The basis of defendants' argument that the indictment should be set aside-that after the successful suppression motions, the indictment was  without probable cause-falls within the scope of section 995.   Section 995, therefore, appears to be the proper procedural vehicle to test the sufficiency of the indictment.   The People argue that section 995's scope is limited to a review of the sufficiency of the pleadings based on the record before the grand jury, and that evidence outside that record is not to be considered.   Accordingly, they argue, section 995 cannot be used to test the sufficiency of the indictment.

 “Although section 995 does not expressly confine its scope to errors present in the preliminary hearing record, it has, with one exception, been uniformly so construed.  [Citation.]”  (Currie v. Superior Court (1991) 230 Cal.App.3d 83, 90, 281 Cal.Rptr. 250, footnote omitted.)  “The purpose of a motion to set aside the accusatory pleading under Penal Code section 995 is to review the sufficiency of the indictment or information on the basis of the record made before the grand jury in the one case or the magistrate at the preliminary hearing in the other.   A section 995 motion does not contemplate the introduction of evidence at the hearing on the motion.   [Citation.]”  (People v. Crudgington (1979) 88 Cal.App.3d 295, 299, 151 Cal.Rptr. 737.)

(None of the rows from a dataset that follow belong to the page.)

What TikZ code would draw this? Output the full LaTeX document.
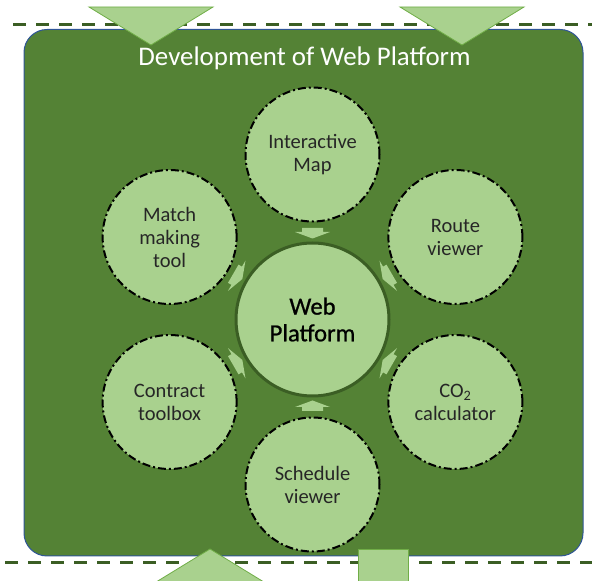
\documentclass[tikz,border=0pt]{standalone}
\usepackage{fontspec}
\setmainfont{Carlito}
\newfontfamily\hubfont[FakeBold=0.8]{Carlito}
\definecolor{panelgreen}{HTML}{548235}
\definecolor{lightgreen}{HTML}{A9D18E}
\definecolor{deepgreen}{HTML}{3B5E24}
\definecolor{edgeblue}{HTML}{2F5597}
\definecolor{midgreen}{HTML}{70AD47}
\begin{document}
\begin{tikzpicture}[x=1pt,y=1pt]
	\tikzstyle{panel} = [fill=panelgreen, draw=edgeblue, line width=1, rounded corners=23]
	\tikzstyle{rule} = [draw=deepgreen, line width=3.5, dash pattern=on 13.3pt off 9.7pt]
	\tikzstyle{flow} = [fill=lightgreen, draw=midgreen, line width=0.8]
	\tikzstyle{hub} = [shape=circle, minimum size=153, inner sep=0, fill=lightgreen, draw=deepgreen,
			line width=3, align=center, font=\hubfont\fontsize{24.6}{26.7}\selectfont, text=black]
	\tikzstyle{tool} = [shape=circle, minimum size=134, inner sep=0, fill=lightgreen, draw=black,
			line width=2, dash pattern=on 8pt off 3pt on 2pt off 3pt, align=center,
			font=\fontsize{20.5}{23}\selectfont, text=black!85]
	\tikzstyle{feed} = [fill=lightgreen]
	\tikzstyle{title} = [text=white, inner sep=0, font=\fontsize{26.9}{30}\selectfont]

	\useasboundingbox (0,0) rectangle (592,581);
	\path [panel] (24,25) rectangle (583,551.5);
	\draw [rule] (13,556.3) -- (600,556.3);
	\draw [rule] (5,18.5) -- (600,18.5);

	% in and out of the platform work
	\path [flow] (89,574) -- (213,574) -- (151,536) -- cycle;
	\path [flow] (400,574) -- (524,574) -- (462,536) -- cycle;
	\path [flow] (210,32) -- (272,-6) -- (148,-6) -- cycle;
	\path [flow] (358,32) rectangle (408,-10);

	\node [title, anchor=base] (title) at (304.5,515) {Development of Web Platform};

	\begin{scope}[shift={(312.5,261.5)}]
	\node [hub] (web) at (0,0) {Web\\Platform};
	\node [tool] (map) at (90:165) {Interactive\\Map};
	\node [tool] (route) at (30:165) {Route\\viewer};
	\node [tool] (co2) at (-30:165) {CO\textsubscript{2}\\calculator};
	\node [tool] (sched) at (-90:165) {Schedule\\viewer};
	\node [tool] (contract) at (-150:165) {Contract\\toolbox};
	\node [tool] (match) at (150:165) {Match\\making\\tool};
	\end{scope}

	\foreach \a in {90,30,-30,-90,-150,150}{
		\begin{scope}[shift={(web.center)}, rotate=\a]
		\path [feed] (91.5,10.5) -- (87.5,10.5) -- (87.5,17.5) -- (81,0) -- (87.5,-17.5)
			-- (87.5,-10.5) -- (91.5,-10.5) -- cycle;
		\end{scope}
	}
\end{tikzpicture}
\end{document}
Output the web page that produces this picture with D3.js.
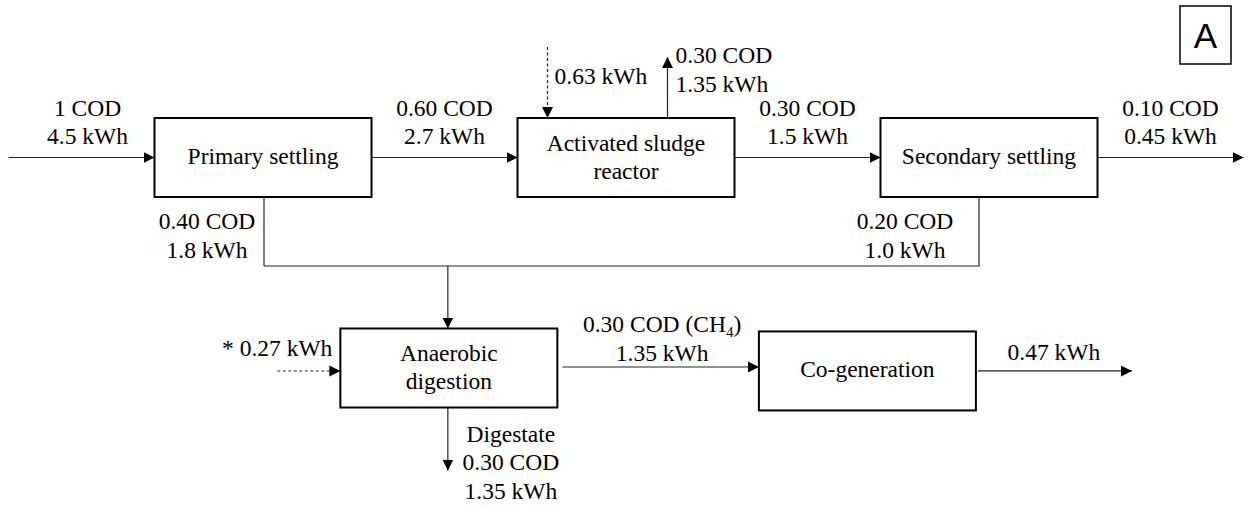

Here, no evidence needed to be introduced;  that had already happened at the hearing on the section 1538.5 motion.   The court needed only to review the sufficiency of the indictment in light of its earlier ruling on the suppression motion.   Under these circumstances we see no compelling reason, and the People do not provide one, why the review of the sufficiency of the indictment for probable cause cannot include consideration of the court's ruling on the suppression motion.

 Sherwin and the Beebes had brought prior motions under section 995 to dismiss that were denied.  “Ordinarily, a motion under section 995 should not be renewed unless changed circumstances are shown which have a significant bearing on the question whether a defendant was indicted or committed without probable cause.  (Cf.Code Civ. Proc., § 1008.)   Such circumstances might exist, for example, if there were a substantial change in the law between the time of the first and second motions, which made inadmissible much of the testimony considered by the grand jury or magistrate.”  (In re Kowalski (1971) 21 Cal.App.3d 67, 70, 98 Cal.Rptr. 444.)   Here, the ruling suppressing much of the evidence presented to the grand jury was a sufficient change in circumstances to warrant renewal of the motions under section 995.

 II-III ***


The judgment is affirmed.


FOOTNOTE.   See footnote *, ante.

FOOTNOTE.   See footnote *, ante.


SCOTLAND, P.J., and RAYE, J., concur.